30-5-2016 18:16:32  #886


Re: Recent Acquisitions Thread

Wow! That's some machine. Both of them. Do you live in a really big place or something? 

 

30-5-2016 19:32:55  #887


Re: Recent Acquisitions Thread

Repartee wrote:

Well, this is embarrassing - nobody seems to have acquired anything since last machine I posted...

Or just haven't had the time to post their recent acquisitions. 

Over the past week I acquired an early Smith-Corona Classic 12 (a real gem - literally - because it has the jeweled escapement), and a '52 Gossen Tippa, both from from Valiant. That he would sell these two machines speaks to the quality of his collection! I'm convinced he'll soon realize the error of his ways and demand them back.

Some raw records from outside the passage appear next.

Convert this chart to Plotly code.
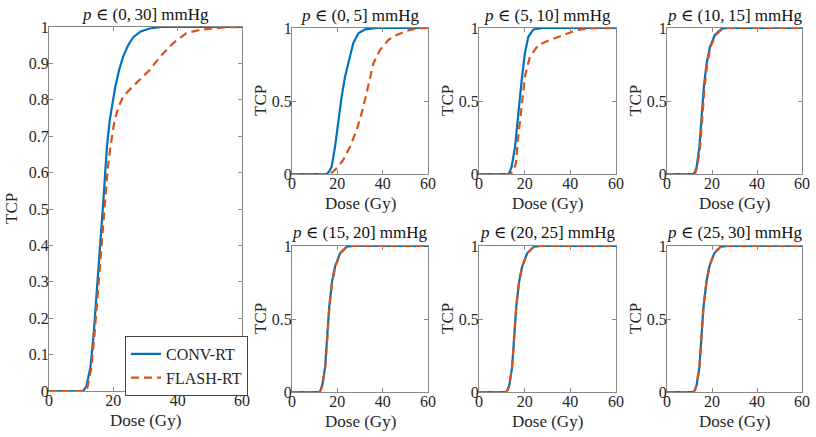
import plotly.graph_objects as go

# ---------------- data ----------------
titles = ["(0,\u200930]", "(0,\u20095]", "(5,\u200910]", "(10,\u200915]", "(15,\u200920]", "(20,\u200925]", "(25,\u200930]"]

conv_all_d = [0, 10.6, 11.6, 12.9, 13.9, 14.7, 15.5, 16.3, 16.8, 17.4, 18.0, 18.9, 19.7, 20.6, 21.8, 23.1, 24.6, 26.2, 28.5, 31.3, 35, 60]
conv_all_y = [0, 0, 0.012, 0.067, 0.158, 0.25, 0.34, 0.433, 0.51, 0.59, 0.67, 0.745, 0.79, 0.836, 0.882, 0.92, 0.95, 0.972, 0.988, 0.996, 1, 1]
flash_all_d = [0, 10.8, 11.9, 13.1, 14.1, 14.9, 15.7, 16.5, 17.0, 17.6, 18.3, 19.1, 20.4, 21.6, 23.0, 25.1, 27.7, 31.3, 34.9, 38.5, 42.7, 46.8, 50.9, 55, 60]
flash_all_y = [0, 0, 0.008, 0.06, 0.15, 0.24, 0.33, 0.42, 0.49, 0.561, 0.616, 0.671, 0.745, 0.78, 0.808, 0.828, 0.85, 0.882, 0.922, 0.955, 0.983, 0.992, 0.996, 0.999, 1]

conv_0_5_d = [0, 15.3, 16.3, 17.5, 19.0, 20.4, 21.9, 23.4, 25.6, 27.0, 29.3, 32.2, 37.4, 60]
conv_0_5_y = [0, 0, 0.015, 0.05, 0.187, 0.37, 0.53, 0.666, 0.80, 0.895, 0.964, 0.991, 1, 1]
flash_0_5_d = [0, 16.0, 17.8, 19.7, 22.6, 25.6, 28.5, 30.7, 32.9, 34.4, 35.9, 38.8, 42.5, 46.2, 50.6, 55, 60]
flash_0_5_y = [0, 0, 0.012, 0.039, 0.096, 0.187, 0.30, 0.415, 0.553, 0.666, 0.758, 0.849, 0.918, 0.952, 0.981, 0.998, 1]

conv_5_10_d = [0, 12.8, 13.5, 14.3, 15.8, 17.2, 18.7, 20.1, 21.6, 23.8, 28.2, 60]
conv_5_10_y = [0, 0, 0.015, 0.05, 0.187, 0.415, 0.644, 0.826, 0.94, 0.99, 1, 1]
flash_5_10_d = [0, 13.6, 14.8, 16.2, 17.2, 18.7, 20.1, 22.3, 26.0, 31.1, 36.9, 42.8, 48.6, 60]
flash_5_10_y = [0, 0, 0.015, 0.073, 0.255, 0.484, 0.666, 0.803, 0.884, 0.918, 0.952, 0.986, 0.998, 1]

conv_10_15_d = [0, 11.7, 12.4, 13.2, 14.4, 15.4, 16.4, 17.6, 19.1, 21.3, 24.3, 27, 60]
conv_10_15_y = [0, 0, 0.012, 0.05, 0.187, 0.415, 0.598, 0.758, 0.872, 0.952, 0.995, 1, 1]
flash_10_15_d = [0, 12.0, 12.7, 13.5, 14.7, 15.7, 16.7, 17.9, 19.4, 21.6, 24.6, 27.5, 60]
flash_10_15_y = [0, 0, 0.012, 0.05, 0.187, 0.415, 0.598, 0.758, 0.872, 0.952, 0.995, 1, 1]

conv_15_20_d = [0, 11.9, 12.6, 13.4, 14.6, 15.6, 16.4, 17.6, 19.0, 21.2, 24.1, 27, 60]
conv_15_20_y = [0, 0, 0.012, 0.05, 0.17, 0.40, 0.58, 0.75, 0.86, 0.95, 0.995, 1, 1]
flash_15_20_d = [0, 12.0, 12.7, 13.5, 14.7, 15.7, 16.5, 17.7, 19.1, 21.3, 24.2, 27, 60]
flash_15_20_y = [0, 0, 0.012, 0.05, 0.17, 0.40, 0.58, 0.75, 0.86, 0.95, 0.995, 1, 1]

conv_20_25_d = [0, 11.8, 12.5, 13.3, 14.5, 15.5, 16.3, 17.5, 18.9, 21.1, 24.0, 27, 60]
conv_20_25_y = [0, 0, 0.012, 0.05, 0.17, 0.40, 0.58, 0.75, 0.86, 0.95, 0.995, 1, 1]
flash_20_25_d = [0, 11.8, 12.5, 13.3, 14.5, 15.5, 16.3, 17.5, 18.9, 21.1, 24.0, 27, 60]
flash_20_25_y = [0, 0, 0.012, 0.05, 0.17, 0.40, 0.58, 0.75, 0.86, 0.95, 0.995, 1, 1]

conv_25_30_d = [0, 11.7, 12.4, 13.2, 14.4, 15.4, 16.2, 17.5, 18.8, 21.0, 23.8, 27, 60]
conv_25_30_y = [0, 0, 0.012, 0.05, 0.17, 0.40, 0.58, 0.75, 0.86, 0.95, 0.995, 1, 1]
flash_25_30_d = [0, 11.7, 12.4, 13.2, 14.4, 15.4, 16.2, 17.5, 18.8, 21.0, 23.8, 27, 60]
flash_25_30_y = [0, 0, 0.012, 0.05, 0.17, 0.40, 0.58, 0.75, 0.86, 0.95, 0.995, 1, 1]

big_yticks = [0, 0.1, 0.2, 0.3, 0.4, 0.5, 0.6, 0.7, 0.8, 0.9, 1]
small_yticks = [0, 0.5, 1]
xticks = [0, 20, 40, 60]
x_title = "Dose (Gy)"
y_title = "TCP"

series = [
    (conv_all_d, conv_all_y, flash_all_d, flash_all_y),
    (conv_0_5_d, conv_0_5_y, flash_0_5_d, flash_0_5_y),
    (conv_5_10_d, conv_5_10_y, flash_5_10_d, flash_5_10_y),
    (conv_10_15_d, conv_10_15_y, flash_10_15_d, flash_10_15_y),
    (conv_15_20_d, conv_15_20_y, flash_15_20_d, flash_15_20_y),
    (conv_20_25_d, conv_20_25_y, flash_20_25_d, flash_20_25_y),
    (conv_25_30_d, conv_25_30_y, flash_25_30_d, flash_25_30_y),
]

# ---------------- layout geometry (pixels) ----------------
W, H = 816, 437
boxes = [
    (49, 242, 27, 391),
    (292, 428, 28, 174),
    (479, 616, 28, 174),
    (667, 802, 28, 174),
    (292, 428, 246, 392),
    (479, 616, 246, 392),
    (667, 802, 246, 392),
]

BLUE = "#0072BD"
ORANGE = "#D95319"
FONT = "'Liberation Serif', 'DejaVu Serif', serif"
AX = "#8a8a8a"
TXT = "#262626"

fig = go.Figure()
annotations = []
layout = dict(
    template="none",
    width=W, height=H,
    margin=dict(l=0, r=0, t=0, b=0, autoexpand=False),
    paper_bgcolor="white", plot_bgcolor="white",
    font=dict(family=FONT, size=16, color=TXT),
    showlegend=True,
    legend=dict(x=125 / W, y=1 - 336 / H, xanchor="left", yanchor="top",
                bordercolor="#444444", borderwidth=1, bgcolor="white",
                font=dict(family=FONT, size=16, color=TXT),
                tracegroupgap=0, itemwidth=30),
)

for i, ((cd, cy, fd, fy), (l, r, t, b)) in enumerate(zip(series, boxes)):
    n = "" if i == 0 else str(i + 1)
    xa, ya = "x" + n, "y" + n
    fig.add_trace(go.Scatter(x=cd, y=cy, mode="lines", name="CONV-RT",
                             line=dict(color=BLUE, width=2.2), xaxis=xa, yaxis=ya,
                             showlegend=(i == 0), cliponaxis=True))
    fig.add_trace(go.Scatter(x=fd, y=fy, mode="lines", name="FLASH-RT",
                             line=dict(color=ORANGE, width=2.2, dash="8px,5px"), xaxis=xa, yaxis=ya,
                             showlegend=(i == 0), cliponaxis=True))
    common = dict(showline=True, linecolor=AX, linewidth=1, mirror="allticks",
                  ticks="inside", ticklen=4, tickcolor=AX, showgrid=False, zeroline=False,
                  automargin=False,
                  tickfont=dict(family=FONT, size=16, color=TXT))
    layout["xaxis" + n] = dict(domain=[l / W, r / W], anchor=ya, range=[0, 60],
                               tickvals=xticks, ticktext=[str(v) for v in xticks],
                               ticklabelstandoff=-5, **common)
    yt = big_yticks if i == 0 else small_yticks
    layout["yaxis" + n] = dict(domain=[1 - b / H, 1 - t / H], anchor=xa, range=[0, 1],
                               tickvals=yt, ticktext=[("%g" % v) for v in yt],
                               ticklabelstandoff=-4, **common)
    # panel title
    annotations.append(dict(
        text="<i>p</i> ∈ " + titles[i] + " mmHg", x=(l + r) / 2 / W, y=1 - (t - 13) / H,
        xref="paper", yref="paper", xanchor="center", yanchor="middle", showarrow=False,
        font=dict(family=FONT, size=17, color="#111111")))
    # x-axis title
    annotations.append(dict(
        text=x_title, x=(l + r) / 2 / W, y=1 - (b + 19) / H,
        xref="paper", yref="paper", xanchor="center", yanchor="top", showarrow=False,
        borderpad=0, font=dict(family=FONT, size=17, color=TXT)))
    # y-axis title
    off = 38 if i == 0 else 32
    annotations.append(dict(
        text=y_title, x=(l - off) / W, y=1 - (t + b) / 2 / H, textangle=-90,
        xref="paper", yref="paper", xanchor="center", yanchor="middle", showarrow=False,
        borderpad=0, font=dict(family=FONT, size=17, color=TXT)))

layout["annotations"] = annotations
fig.update_layout(**layout)
fig.write_html("out.html")
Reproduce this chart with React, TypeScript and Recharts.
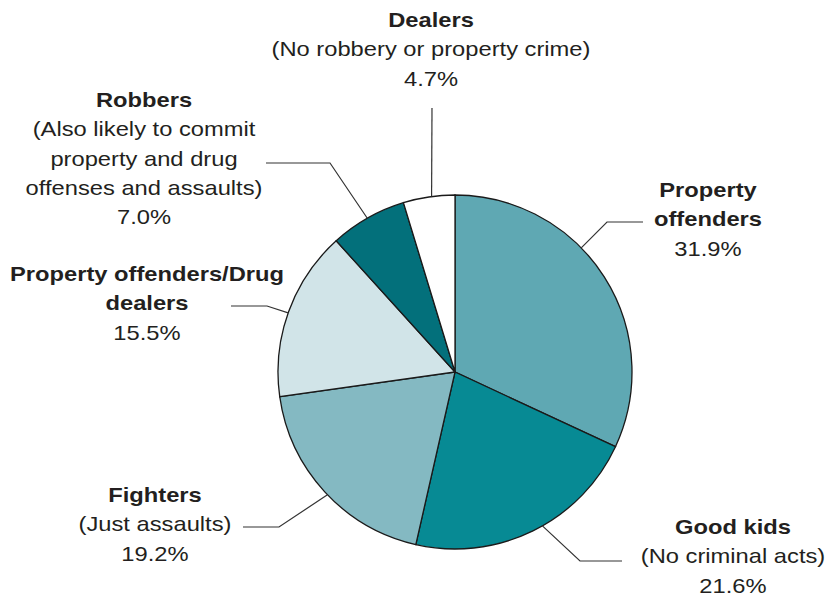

I also bought a '65 Olympia SG3N to continue my build-up of Olympia standards, a '50 Triumph Model 14 (the last classic Triumph standard before the much more modern Matura was launched), an Olivetti Lexicon 80E (the first electric standard that Olivetti made), and the one that I'm most infatuated with, a '52 Imperial Model 65. 

I've been swamped recently with other typewriter matters and unfortunately haven't had a moment yet to take a photo of any of them. Soon.
 


The pronoun has always been capitalized in the English language for more than 700 years.
     Thread Starter
 

31-5-2016 18:44:47  #888


Re: Recent Acquisitions Thread

Bought this early Olympia SM3 (pretty sure that's what it is) last week.
This thing smelled so bad when I opened up the case. Stunk my house out for days.
The mould had really stuck onto those plastic keys and it took a lot of elbow grease to get it off, but it cleaned up well and, besides for a tiny bit of rust around the back which i think will wipe off, it looks pretty much brand new and it works great.




 

31-5-2016 23:33:20  #889


Re: Recent Acquisitions Thread

I haven't bought it yet, but have expressed interest in another L.C. Smith 8 w/10" platen.  It is a few years older than mine, has closed panels and white keys.  Someone bought it on ebay and now has to move and wants to sell it.  They had taken it to the local shop to have it checked out and the guy said that it was in fantastic shape when this person brought it in.


Smith Premier typewriters are cool!
 

01-6-2016 11:53:21  #890


Re: Recent Acquisitions Thread

I rescued this Oliver 3 a few weeks ago for $30. It looks like it spent some time outdoors--pretty much everything on it is rusted or corroded. The lady I bought it said she used it as a doorstop for many years.



Interestingly, on the cracked and worn platen is a piece of paper (which I still can't extricate) that seems to have been there for the past 80 years or so. When I flipped down the rusted guide bar, you can see where it says "my name is Robert," just below the line where eons of dust and filth have built up.